На аборт она не хотела, с детства ненавидела их. Мама называла это «чисткой», и ничуть не стеснялась всему автобусу сообщить, куда она поехала. Не стеснялась она и потом, рассказывая в красках соседке, как и что делали, и у Марины от этих рассказов немели зубы и поджимались пальцы на ногах. Ей хотелось встать и убежать, чтобы не слышать ничего, но ноги отказывались ее слушать, и она замирала над грядкой с морковкой и выдергивала сорняки, а мама сидела рядом на лавке и перекрикивалась с соседкой.
Когда Марина переехала учиться, она всем врала, что родители ее живут в соседнем городе, а не в деревне в ста километрах отсюда. Паспорт старательно прятала даже от приятельниц, домой практически не ездила. Правда, один раз чуть не попалась – парень, с которым она познакомилась и стала встречаться, оказался именно из того города, который она придумала себе в качестве родного, и принялся расспрашивать, в какой школе она училась. Пришлось расстаться с ним, благо, что он не особо Марине нравился.
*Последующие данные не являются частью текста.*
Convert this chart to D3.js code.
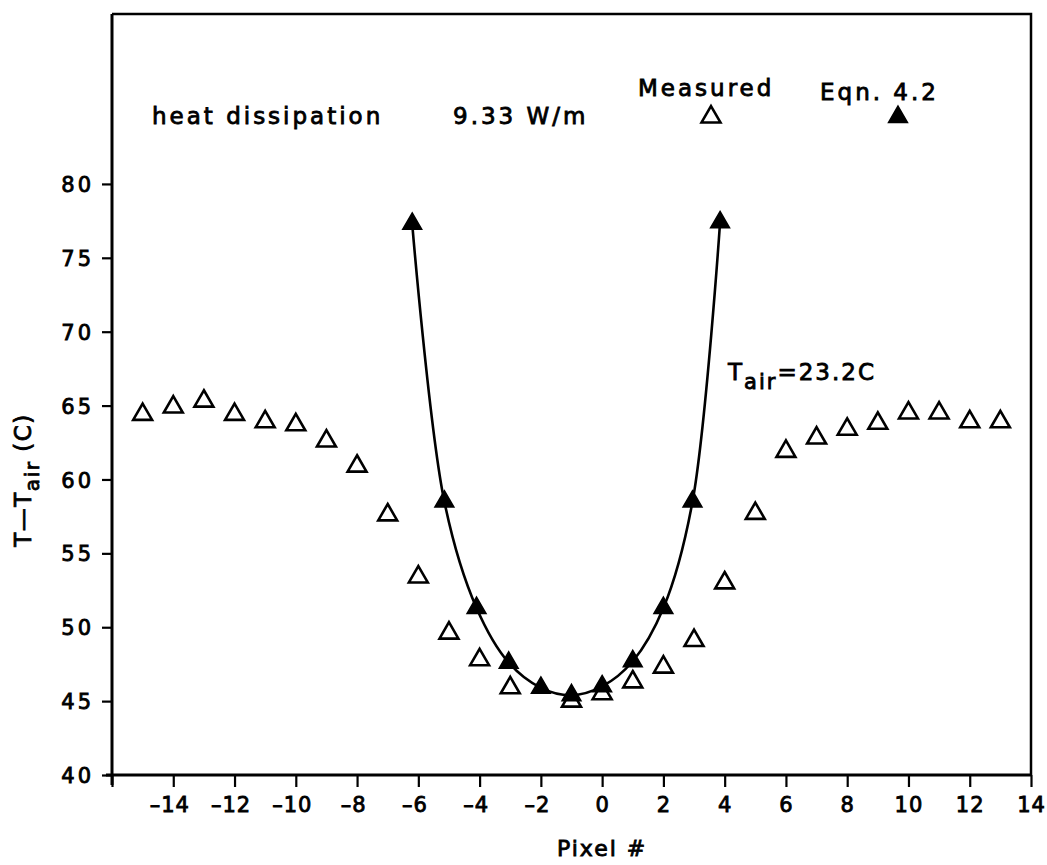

Сейчас она сидела на скамейке в коридоре и ждала, когда ее вызовут. Зубы стучали не то от холода, не то от волнения. Гинеколог написала направление, задав только один вопрос:
Марина ответила, что учится, и врач одобрительно закивала.
— Ну и правильно, учись.
Марина думала, что ее будут отговаривать, как в фильмах, но, видимо, врач, работающая на участке, включающем общежитие, к таким, как она, привыкла.
А вот та, что должна была делать аборт, оказалась другой. Она посмотрела на Марину ясными, голубыми глазами, словно насквозь просветила.
— Боишься? Или передумала? – спокойно спросила она.
Марина дернула плечом.
— Ну и славно. Не бойся, больно не будет, сейчас заснешь, а когда проснешься, все уже закончится.
Это Марина знала, но все равно не могла найти в себе силы взобраться на кресло. Анестезиолог буркнул что-то, но врач его остановила.
— Не ругайся на пациентку, ты посмотри, какая молодая, совсем девчонка еще.
— Как в койку прыгнуть, так взрослая, – возразил он, но глянул на Марину ласковее. – Ладно, не боись, сейчас сны смотреть будем.
Сны она не видела. Или не запомнила их. Запомнила лицо врача – родинку на левой щеке, ее ясные глаза. Она заглянула к Марине после, когда та лежала в палате под байковым клетчатым одеялом.
— Ну, нормально все? – спросила врач.
Марина кивнула, хотя в носу хлюпало: то ли от жалости к себе, то ли от презрения.
Вадик звонил ей несколько раз. Взять трубку она не могла – боялась, что услышит что-нибудь не то и пристанет с расспросами, а она и так уже совсем завралась.
Ребенок был не Вадика, если бы это был его ребенок, Марина бы и не подумала от него избавляться.